━━ DATA SEGMENT ━━

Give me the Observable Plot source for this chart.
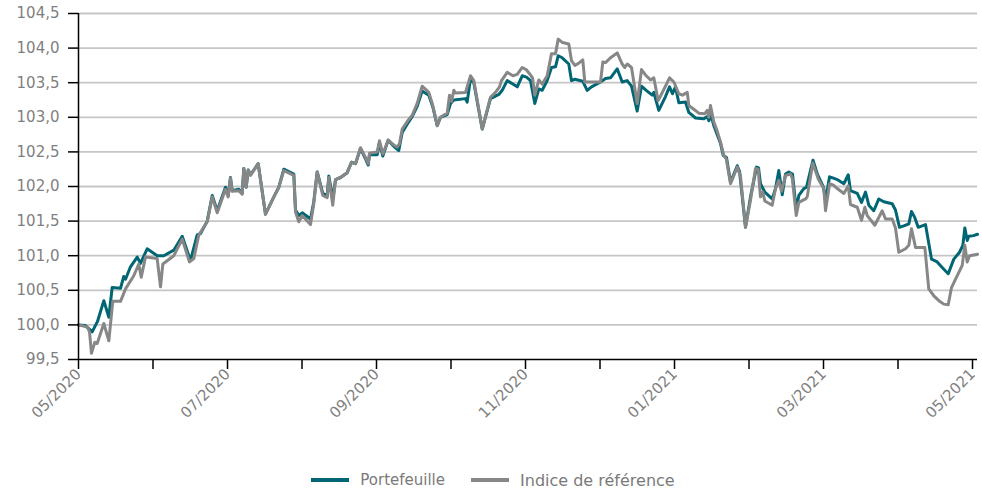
<!DOCTYPE html>
<html>
<head>
<meta charset="utf-8">
<script src="https://cdn.jsdelivr.net/npm/d3@7"></script>
<script src="https://cdn.jsdelivr.net/npm/@observablehq/plot@0.6"></script>
<style>
  html, body { margin: 0; padding: 0; background: #fff; }
  #chart { width: 982px; }
  .legend { display: flex; justify-content: center; align-items: center; height: 24px; font-family: "DejaVu Sans", sans-serif; font-size: 15px; color: #7a7a7a; padding-left: 4px; }
  .legend .item { display: flex; align-items: center; margin: 0 13px; }
  .legend .sw { width: 38px; height: 4px; margin-right: 11px; }
</style>
</head>
<body>
<div id="chart"></div>
<div class="legend">
  <div class="item"><span class="sw" style="background:#006674"></span><span>Portefeuille</span></div>
  <div class="item"><span class="sw" style="background:#878787"></span><span style="font-size:16px">Indice de référence</span></div>
</div>
<script>
// Month labels (x = months since 05/2020)
const monthLabels = ["05/2020","06/2020","07/2020","08/2020","09/2020","10/2020","11/2020","12/2020","01/2021","02/2021","03/2021","04/2021","05/2021"];
const yTicks = [99.5,100,100.5,101,101.5,102,102.5,103,103.5,104,104.5];

// Portefeuille
const portMonths = [0,0.094,0.184,0.255,0.340,0.407,0.452,0.564,0.608,0.631,
0.698,0.788,0.832,0.922,1.056,1.145,1.279,1.392,1.503,1.593,
1.638,1.728,1.795,1.862,1.973,2.009,2.040,2.063,2.152,2.197,
2.219,2.251,2.278,2.309,2.412,2.510,2.622,2.689,2.756,2.890,
2.913,2.957,3.003,3.114,3.158,3.204,3.279,3.338,3.360,3.413,
3.450,3.517,3.607,3.664,3.718,3.785,3.852,3.889,3.906,4.009,
4.040,4.085,4.157,4.232,4.299,4.345,4.412,4.479,4.546,4.613,
4.702,4.756,4.815,4.859,4.949,4.993,5.038,5.195,5.217,5.262,
5.306,5.419,5.530,5.642,5.687,5.754,5.830,5.889,5.956,6.013,
6.067,6.125,6.179,6.224,6.291,6.349,6.403,6.439,6.493,6.581,
6.617,6.662,6.769,6.828,6.886,7.007,7.074,7.141,7.231,7.298,
7.365,7.423,7.499,7.557,7.620,7.701,7.722,7.789,7.879,7.933,
7.973,8.013,8.058,8.148,8.192,8.282,8.393,8.439,8.461,8.483,
8.528,8.618,8.654,8.698,8.752,8.842,8.873,8.953,9.020,9.101,
9.128,9.154,9.212,9.311,9.356,9.400,9.446,9.490,9.534,9.584,
9.634,9.669,9.736,9.772,9.859,9.920,10.000,10.027,10.081,10.134,
10.184,10.273,10.332,10.362,10.453,10.510,10.564,10.608,10.675,10.742,
10.809,10.922,10.966,11.020,11.078,11.145,11.181,11.226,11.271,11.369,
11.450,11.526,11.593,11.674,11.749,11.826,11.870,11.897,11.929,11.951,
12.013,12.067];
const portValues = [100.00,99.99,99.90,100.05,100.35,100.11,100.54,100.53,100.70,100.66,
100.84,100.98,100.89,101.10,101.00,101.00,101.08,101.28,100.93,101.30,
101.32,101.50,101.87,101.65,101.99,101.87,102.13,101.94,101.96,101.90,
102.26,101.99,102.24,102.17,102.33,101.60,101.85,101.99,102.25,102.18,
101.66,101.58,101.62,101.53,101.78,102.21,101.90,101.87,102.15,101.82,
102.10,102.13,102.20,102.35,102.33,102.55,102.40,102.31,102.46,102.46,
102.63,102.44,102.67,102.58,102.52,102.78,102.90,103.01,103.16,103.38,
103.32,103.15,102.88,103.00,103.04,103.20,103.25,103.27,103.22,103.56,
103.50,102.83,103.27,103.33,103.39,103.53,103.48,103.44,103.60,103.58,
103.53,103.20,103.41,103.39,103.53,103.72,103.73,103.89,103.86,103.77,
103.53,103.55,103.52,103.39,103.44,103.51,103.56,103.57,103.70,103.51,
103.53,103.45,103.09,103.45,103.39,103.32,103.36,103.10,103.30,103.44,
103.34,103.44,103.21,103.22,103.07,102.99,102.98,103.01,102.95,103.05,
102.88,102.62,102.45,102.42,102.06,102.30,102.22,101.41,101.85,102.28,
102.27,102.04,101.92,101.82,101.97,102.23,101.88,102.18,102.21,102.18,
101.67,101.87,101.97,101.99,102.38,102.17,101.99,101.80,102.14,102.12,
102.10,102.04,102.17,101.94,101.90,101.77,101.92,101.73,101.65,101.82,
101.78,101.75,101.66,101.41,101.43,101.46,101.64,101.55,101.41,101.45,
100.95,100.91,100.83,100.74,100.95,101.05,101.15,101.40,101.22,101.28,
101.29,101.31];

// Indice de référence
const benchMonths = [0,0.117,0.148,0.174,0.219,0.251,0.340,0.407,0.460,0.564,
0.631,0.742,0.809,0.842,0.899,1.056,1.101,1.132,1.279,1.392,
1.490,1.548,1.615,1.728,1.795,1.862,1.973,2.009,2.040,2.063,
2.152,2.197,2.219,2.251,2.278,2.309,2.412,2.510,2.622,2.689,
2.756,2.890,2.913,2.957,3.003,3.114,3.158,3.204,3.279,3.338,
3.360,3.413,3.450,3.517,3.607,3.664,3.718,3.785,3.852,3.889,
3.906,4.009,4.040,4.085,4.157,4.232,4.278,4.309,4.345,4.412,
4.479,4.546,4.613,4.702,4.756,4.815,4.859,4.949,4.980,5.007,
5.038,5.060,5.195,5.262,5.306,5.419,5.530,5.597,5.651,5.678,
5.754,5.830,5.889,5.956,6.009,6.054,6.094,6.125,6.179,6.224,
6.291,6.349,6.403,6.439,6.497,6.581,6.617,6.662,6.711,6.769,
6.796,6.949,7.007,7.038,7.074,7.141,7.231,7.298,7.333,7.365,
7.423,7.499,7.557,7.620,7.678,7.722,7.781,7.879,7.933,7.991,
8.058,8.108,8.171,8.192,8.255,8.326,8.403,8.439,8.461,8.483,
8.528,8.573,8.618,8.662,8.694,8.752,8.842,8.886,8.953,9.020,
9.087,9.123,9.154,9.185,9.212,9.311,9.356,9.400,9.436,9.490,
9.557,9.580,9.634,9.669,9.759,9.781,9.856,9.929,10.004,10.027,
10.081,10.134,10.184,10.273,10.332,10.362,10.453,10.510,10.555,10.587,
10.689,10.788,10.832,10.922,10.966,11.011,11.101,11.145,11.181,11.235,
11.360,11.413,11.481,11.548,11.615,11.674,11.718,11.763,11.862,11.897,
11.929,11.960,12.067];
const benchValues = [100.00,99.97,99.90,99.59,99.75,99.73,100.02,99.77,100.34,100.34,
100.52,100.71,100.88,100.69,100.98,100.96,100.55,100.88,101.00,101.24,
100.91,100.96,101.30,101.49,101.85,101.62,101.96,101.85,102.12,101.93,
101.94,101.89,102.26,101.99,102.24,102.16,102.33,101.60,101.85,101.99,
102.23,102.16,101.63,101.49,101.58,101.45,101.75,102.21,101.87,101.84,
102.13,101.73,102.10,102.13,102.20,102.35,102.33,102.56,102.42,102.33,
102.48,102.50,102.66,102.47,102.67,102.60,102.57,102.62,102.83,102.94,
103.03,103.20,103.45,103.36,103.17,102.88,103.00,103.06,103.32,103.23,
103.39,103.35,103.36,103.60,103.53,102.83,103.29,103.36,103.44,103.53,
103.65,103.60,103.62,103.72,103.69,103.63,103.57,103.32,103.54,103.48,
103.60,103.92,103.92,104.13,104.08,104.06,103.82,103.75,103.78,103.83,
103.51,103.51,103.51,103.80,103.79,103.86,103.93,103.77,103.72,103.77,
103.72,103.20,103.69,103.60,103.54,103.57,103.24,103.45,103.57,103.51,
103.34,103.32,103.36,103.17,103.12,103.06,103.05,103.10,103.00,103.17,
102.93,102.80,102.64,102.45,102.40,102.04,102.28,102.15,101.41,101.80,
102.26,102.25,101.85,101.92,101.79,101.73,101.97,102.09,101.93,102.16,
102.18,102.12,101.58,101.77,101.82,101.85,102.34,102.11,101.97,101.65,
102.04,102.02,101.97,101.90,102.01,101.74,101.70,101.51,101.70,101.58,
101.44,101.65,101.53,101.53,101.40,101.05,101.10,101.15,101.39,101.12,
101.12,100.52,100.42,100.35,100.30,100.29,100.54,100.64,100.86,101.15,
100.91,101.00,101.02];

const port = portMonths.map((m, i) => ({m, v: portValues[i]}));
const bench = benchMonths.map((m, i) => ({m, v: benchValues[i]}));
const monthTicks = d3.range(monthLabels.length);
const fmtY = d => d.toFixed(1).replace(".", ",");

const chart = Plot.plot({
  width: 982,
  height: 468,
  marginLeft: 78,
  marginRight: 5,
  marginTop: 13,
  marginBottom: 109,
  style: {fontFamily: "DejaVu Sans, sans-serif", fontSize: "15px", color: "black", background: "white"},
  x: {domain: [0, 12.067]},
  y: {domain: [99.5, 104.5]},
  marks: [
    Plot.gridY(yTicks.filter(t => t > 99.5), {stroke: "#c6c6c6", strokeOpacity: 1, strokeWidth: 1.8}),
    Plot.line(port, {x: "m", y: "v", stroke: "#006674", strokeWidth: 3}),
    Plot.line(bench, {x: "m", y: "v", stroke: "#878787", strokeWidth: 3}),
    Plot.ruleX([0], {stroke: "black", strokeWidth: 1.5}),
    Plot.ruleY([99.5], {stroke: "black", strokeWidth: 1.5}),
    Plot.axisY(yTicks, {tickSize: 10, tickPadding: 9, tickFormat: fmtY, stroke: "black", strokeWidth: 1.5, fill: "#7f7f7f", label: null}),
    Plot.axisX(monthTicks, {tickSize: 10, tickPadding: 2, tickRotate: -45, stroke: "black", strokeWidth: 1.5, fill: "#7f7f7f", label: null,
      tickFormat: i => (i % 2 === 0 ? monthLabels[i] : "")})
  ]
});
document.getElementById("chart").appendChild(chart);
</script>
</body>
</html>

━━━

*EXERCISE REQUIREMENTS:*
Say how many lines of the data include the word "chart". Respond with the number alone.

*RESULT BELOW:*
5